Provide your job title, plus a detailed explanation of your duties and accomplishments.  Since job titles are often misleading or their function may vary from one employer to another, your resume should tell the reader exactly what you’ve done.

2.    Clarity of Dates and Place

If you’re a mid- to late-career candidate, you can save space by lumping early-career jobs together and summarizing your functions.  Similarly, if there is a place in your work history where you have worked several consecutive temporary or project jobs, you can save space by lumping these together and briefly summarizing your functions.  Generally speaking, be careful to document your work history accurately.  Same goes for your educational credentials.  Be accurate and honest.  Misrepresenting your degree is unethical, and could result in consequences that are embarrassing—or worse.

Be proactive and don’t leave the reader guessing where and when you were employed, or where and when you earned your degree.  Use “City, State” for locations.  Dates should be placed on the right side of the page, and make sure the beginning and ending dates (month/year format is preferred) are clear and without gaps.  If there is a gap in employment or even if your employment tenure was less than three years, you should include a stated reason.  The reason should be briefly stated as “Reason for Leaving” and is often located as the line(s) directly under the line(s) containing job title, employer name, location, and dates of employment.  The “Reason for Leaving” may also be listed as the first bullet of the job description.   Examples:

Reason for Leaving:  Relocated in conjunction with spouse’s promotion and relocation by his/her employer.

Reason for Leaving:  Took an extended leave of absence for full-time care of a family member.

Reason for Leaving:  Recruited to a better opportunity for professional growth, development, and work/life balance.

Reason for Leaving:  Resigned in order to complete my final year of full-time school attendance and earn my degree.

Reason for Leaving:  Laid off with other professionals due to an acquisition of employer.  Corporate office was downsized.

3.    Explicitness

Provide the reader with relevant detail about your past and present employers, such as the nature of the business (type of product or service), size and physical location. 

4.    Detail

Quantify your job duties, reporting relationships and achievements with actual numbers.  Specify some of the more technical, or involved aspects of your past work or training, especially if you’ve performed tasks of any complexity, or significance.  By the way, when using actual numbers, the rule of thumb is to write out numerals one through nine – numerical format for 10 and higher.

5.    Proportion

Give appropriate attention to jobs or educational credentials according to their length, or importance to the reader.  The hiring managers reading your resume are primarily looking for your most recent and relevant experience.  For example, if you wish to be considered for an accounting position, don’t write one paragraph describing your current accounting job, followed by three paragraphs about your summer job as a lifeguard.

6.    Relevancy

Confine your information to that which is job-related or clearly demonstrates a pattern of success.  Concentrate only on subject matter that addresses the needs of the employer.

7.    Length

The “general” rule is:  one page for early-career (entry level to 6-7 years); two pages for mid-career candidates.  In some limited exceptions, a 3-page resume is acceptable and makes sense.  Still, shoot for one or two pages.  If you write more than two pages, it may send a signal to the reader that you can’t organize your thoughts, or you’re trying too hard to make a good impression.  If your content is strong, you most often won’t need more than two pages.

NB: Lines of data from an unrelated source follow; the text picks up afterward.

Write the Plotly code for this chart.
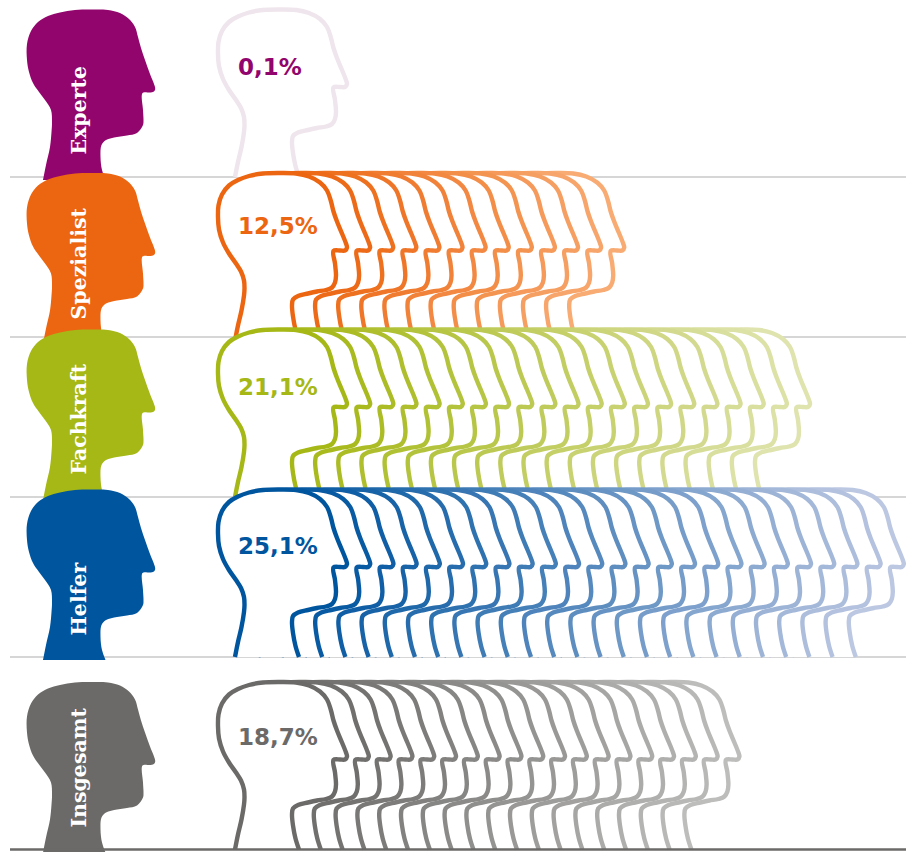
import plotly.graph_objects as go

# Share of each occupational level, in percent
categories = ["Experte", "Spezialist", "Fachkraft", "Helfer", "Insgesamt"]
values = [0.1, 12.5, 21.1, 25.1, 18.7]

base_colors = ["#92056c", "#ec6510", "#a5b816", "#00559f", "#6b6a68"]
fade_colors = ["#efe5ec", "#f8ab72", "#dfe3ad", "#bcc7e2", "#bdbdbc"]

# Vertical placement of each row and spacing of the repeated heads
row_shift = [0, 163.5, 320, 480, 672.5]
head_step = [23.1, 23.1, 23.15, 23.2, 21.8]
label_y = [110, 264, 419, 599, 768]
value_y = [67, 226, 387, 546, 737]
rule_y = [177, 337, 497, 657]

# Head silhouette used for the repeated outlines
outline_x = [235, 238, 241.5, 244, 244.5, 244, 241, 236, 229, 223, 219, 218, 218.5, 222, 229, 238, 249, 263, 280,
             296, 309, 320, 327, 331, 333.5, 337, 342, 346, 347, 345, 340, 333.5, 335, 336, 335, 332, 326, 317, 308,
             298, 293, 292, 293, 295.5, 299]
outline_y = [177, 162, 147, 132, 125, 117, 108, 100, 90, 79, 66, 54, 42, 31, 22, 16.5, 12.5, 10, 9.5,
             10, 13, 19, 27, 38, 48, 58, 70, 80, 84, 87, 87, 87.5, 100, 112, 119, 124, 126.5, 128, 130,
             132.5, 136, 142, 153, 166, 177]

# Slightly taller silhouette used for the solid heads on the left
solid_x = [43, 46, 50, 51.5, 52, 51, 45, 39, 33, 29, 27, 27, 31, 38, 48, 60, 75, 93, 108, 120, 129, 135, 138, 141, 145,
           150, 155, 155, 153, 148, 142.5, 143, 143.5, 143, 137, 127, 117, 106, 101.5, 100.5, 102, 105.5]
solid_y = [180, 165, 147, 132, 122, 110, 100, 92, 83, 72, 60, 44, 31, 22, 16, 12.5, 10, 9.5, 10, 13, 19, 27, 37, 48, 60,
           74, 87, 90, 92, 92.5, 93, 110, 120, 125, 133, 135.5, 137, 140, 145, 157, 170, 180]


def hex_rgb(code):
    return tuple(int(code[i:i + 2], 16) for i in (1, 3, 5))


def blend(start, end, t):
    a, b = hex_rgb(start), hex_rgb(end)
    return "rgb({},{},{})".format(*(round(p + (q - p) * t) for p, q in zip(a, b)))


def percent_text(v):
    return f"{v:.1f}".replace(".", ",") + "%"


fig = go.Figure()

# Horizontal separators sit behind every head
for y in rule_y:
    fig.add_trace(go.Scatter(x=[10, 906], y=[y, y], mode="lines",
                             line=dict(color="#c8c8c8", width=1.3), hoverinfo="skip"))

for row, (name, value) in enumerate(zip(categories, values)):
    shift = row_shift[row]
    count = max(1, int(value + 0.5))

    # Solid head carrying the category name
    fig.add_trace(go.Scatter(
        x=solid_x, y=[y + shift for y in solid_y], mode="lines", fill="toself",
        fillcolor=base_colors[row], line=dict(width=0, shape="spline", smoothing=1), hoverinfo="skip"))

    # One outlined head per percentage point, front head painted last
    for i in reversed(range(count)):
        t = 1.0 if count == 1 else i / (count - 1)
        fig.add_trace(go.Scatter(
            x=[x + i * head_step[row] for x in outline_x],
            y=[y + shift for y in outline_y],
            mode="lines", fill="toself", fillcolor="white",
            line=dict(color=blend(base_colors[row], fade_colors[row], t), width=4.4,
                      shape="spline", smoothing=1),
            hoverinfo="skip"))

    fig.add_annotation(x=78.5, y=label_y[row], text=f"<b>{name}</b>", textangle=-90, showarrow=False,
                       font=dict(family="DejaVu Serif", size=20.5, color="white"))
    fig.add_annotation(x=236, y=value_y[row], text=f"<b>{percent_text(value)}</b>", xanchor="left",
                       showarrow=False, font=dict(family="DejaVu Sans", size=23, color=base_colors[row]))

# Baseline closes the last row
fig.add_trace(go.Scatter(x=[10, 906], y=[849.5, 849.5], mode="lines",
                         line=dict(color="#6b6a68", width=2.5), hoverinfo="skip"))

fig.update_layout(
    width=914, height=852, margin=dict(l=0, r=0, t=0, b=0), showlegend=False,
    plot_bgcolor="white", paper_bgcolor="white",
    xaxis=dict(range=[0, 914], visible=False, fixedrange=True),
    yaxis=dict(range=[852, 0], visible=False, fixedrange=True),
)
fig.write_html("out.html", config=dict(displayModeBar=False))
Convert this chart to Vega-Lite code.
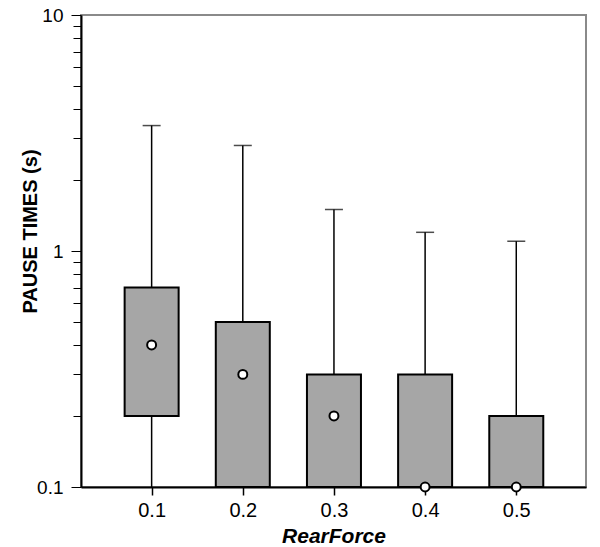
{
  "$schema": "https://vega.github.io/schema/vega-lite/v6.json",
  "width": 505,
  "height": 472,
  "autosize": "none",
  "padding": {"left": 81, "top": 15, "right": 14, "bottom": 60},
  "background": "white",
  "config": {
    "view": {"stroke": "#8a8a8a", "strokeWidth": 2},
    "font": "Liberation Sans"
  },
  "data": {
    "values": [
      {"RearForce": 0.1, "q1": 0.2, "q3": 0.7, "wlo": 0.1, "whi": 3.4, "mid": 0.4},
      {"RearForce": 0.2, "q1": 0.1, "q3": 0.5, "wlo": 0.1, "whi": 2.8, "mid": 0.3},
      {"RearForce": 0.3, "q1": 0.1, "q3": 0.3, "wlo": 0.1, "whi": 1.5, "mid": 0.2},
      {"RearForce": 0.4, "q1": 0.1, "q3": 0.3, "wlo": 0.1, "whi": 1.2, "mid": 0.1},
      {"RearForce": 0.5, "q1": 0.1, "q3": 0.2, "wlo": 0.1, "whi": 1.1, "mid": 0.1}
    ]
  },
  "encoding": {
    "x": {
      "field": "RearForce",
      "type": "quantitative",
      "scale": {"domain": [0.028, 0.571], "nice": false, "zero": false},
      "axis": {
        "values": [0.1, 0.2, 0.3, 0.4, 0.5],
        "format": ".1f",
        "title": "RearForce",
        "titleFont": "Liberation Sans",
        "titleFontSize": 21,
        "titleFontWeight": "bold",
        "titleFontStyle": "italic",
        "titleColor": "black",
        "titleY": 55,
        "titleBaseline": "alphabetic",
        "labelFontSize": 20,
        "labelColor": "black",
        "labelPadding": 5,
        "labelFlush": false,
        "tickSize": 8,
        "tickColor": "black",
        "tickWidth": 1.5,
        "domainColor": "black",
        "domainWidth": 2,
        "grid": false
      }
    }
  },
  "layer": [
    {
      "mark": {"type": "rule", "color": "black", "strokeWidth": 1.5},
      "encoding": {
        "y": {
          "field": "wlo",
          "type": "quantitative",
          "scale": {"type": "log", "domain": [0.1, 10], "nice": false},
          "axis": {
            "values": [0.1, 0.2, 0.3, 0.4, 0.5, 0.6, 0.7, 0.8, 0.9, 1, 2, 3, 4, 5, 6, 7, 8, 9, 10],
            "labelExpr": "datum.value == 0.1 ? '0.1' : datum.value == 1 ? '1' : datum.value == 10 ? '10' : ''",
            "title": "PAUSE TIMES (s)",
            "titleFont": "Liberation Sans",
            "titleFontSize": 20,
            "titleFontWeight": "bold",
            "titleColor": "black",
            "titleX": -41,
            "titleY": 216,
            "titleAngle": -90,
            "titleBaseline": "bottom",
            "titleAlign": "center",
            "labelFontSize": 19,
            "labelColor": "black",
            "labelPadding": 8,
            "labelFlush": false,
            "tickSize": {"condition": {"test": "datum.value == 0.1 || datum.value == 1 || datum.value == 10", "value": 10}, "value": 8},
            "tickColor": "black",
            "tickWidth": 1,
            "domainColor": "black",
            "domainWidth": 2,
            "grid": false
          }
        },
        "y2": {"field": "whi"}
      }
    },
    {
      "mark": {"type": "tick", "orient": "horizontal", "color": "black", "size": 18, "thickness": 1.5},
      "encoding": {
        "y": {"field": "whi", "type": "quantitative"}
      }
    },
    {
      "mark": {"type": "bar", "size": 54, "fill": "#a6a6a6", "stroke": "black", "strokeWidth": 2},
      "encoding": {
        "y": {"field": "q1", "type": "quantitative"},
        "y2": {"field": "q3"}
      }
    },
    {
      "mark": {"type": "point", "shape": "circle", "filled": true, "fill": "white", "stroke": "black", "strokeWidth": 2, "size": 80, "opacity": 1, "clip": false},
      "encoding": {
        "y": {"field": "mid", "type": "quantitative"}
      }
    }
  ]
}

8.    Spelling, Grammar, and Punctuation

Create an error-free document that’s representative of an educated person.  If you’re unsure about the correctness of your writing (or if English is your second language), consult a more experienced writer or editor.

9.    Readability

Organize your thoughts in a clear, concise manner.  When describing your job, use present tense for your “present” or current job, and past tense for “past” or previous jobs.  And it’s fine to use brief phrases rather than full sentences.  No resume ever won a Nobel Prize for literature; however, a fragmented or long-winded resume will virtually assure you of a place at the back of the line. 

10.   Layout

Be sure to select a conventional style of font, such as Times Roman or Arial, and a point size between 10 and 12.  Choose a neutral background or stationery—nothing too fancy or unusual in size, color or border.  Add interest and clarity by using bullets, indents and varying font styles (such as bold and italic letters for particular emphasis / highlighting, but don’t overdo it).  Avoid using unconventional fonts or adding photos or graphics.  If your resume is too distracting and takes too much effort to read, it may end up in the trash, even if you have terrific skills.

Finally, I suggest you write several drafts, and allow yourself time to review your work and proofread for errors.  If you have a professional associate whose opinion you trust, by all means, consider what he or she has to say.  A simple critique can make the difference between an interview and a rejection.